The UT student athletics department hit the ground running in 2011-2012 with an overall athletic GPA of 3.171. The trend continued in 2012-2013 with an overall GPA of 3.200, in 2014-2015 with a GPA of 3.213, and in 2015-2016 with a 3.235 GPA. The athletic department has a current combined 3.29 GPA for fall semester 2017, the highest department semester GPA in school history. Four out the last five years, the UT athletic department has had the highest GPA in the Mid-American Conference.


Leah Allison, a second-year business accounting major and softball athlete, said despite her hectic schedule, she loves the challenge of pursuing both sports and a college education at once. 


“In my opinion, it’s very difficult; you have to have good time management, plan out things ahead of time and talk with professors about when you’re going be gone,” Allison said. 


Senior Associate Athletic Director Kelly Andrews said she is highly aware of the hardships student-athletes face, but they must remember to persevere, work hard, be strong, be dedicated and have fun. 
“National Girls and Women in Sports Day is an important occurrence,” Andrews said. “It highlights what women and young girls have done through sport. The important thing is to set goals, achieve your goals and when you do hit a road block, that doesn’t mean you can’t find a way to overcome it.”


She added that women in sports have come an extremely long way at all levels, including professional sports, Olympic sports, college sports and high school sports. Women in sports is just part of our culture now. Andrews said women in sports are certainly in a better place now than they were 10 years ago.

 


Students and other attendees were encouraged to participate by taking photos with athletes and receiving autographs. In honor of this day, videos of UT’s female athletes were played during the Toledo vs. Buffalo game, highlighting their struggles and achievements.

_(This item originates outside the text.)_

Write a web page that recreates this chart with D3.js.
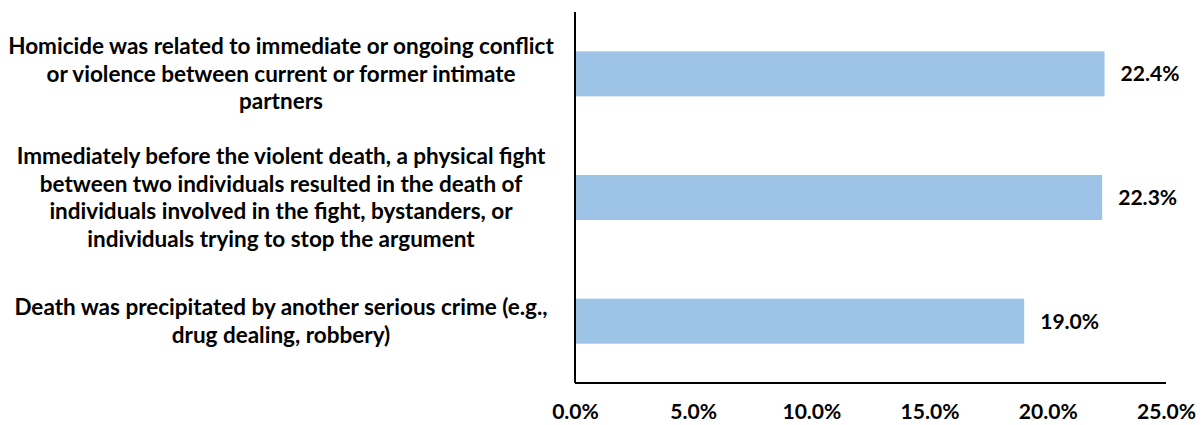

“I was watching the videos yesterday, and I got goosebumps; they’re so inspiring,” said Adam Simpson, marketing promotions and fan experience graduate assistant. 


All of UT’s female student-athletes joined three senior girls from the Toledo School for the Arts on the basketball court to sing the national anthem. 


“It’s really a cool way to recognize them for their achievements they’ve done in the classroom, community and in sports,” Simpson said.       


Assistant coach Jessica Nei, a UT alumna with a master’s in recreation leisure administration, said it was beautiful to see so many young girls look up to our student-athletes. 


“It means everything to celebrate what the student-athletes have done and accomplished for the university and be able to be role models for younger girls,” Nei said. “I think we are in a great environment with the university that treats both men and women in sports equally, and that’s a good mentality to have here at UT.”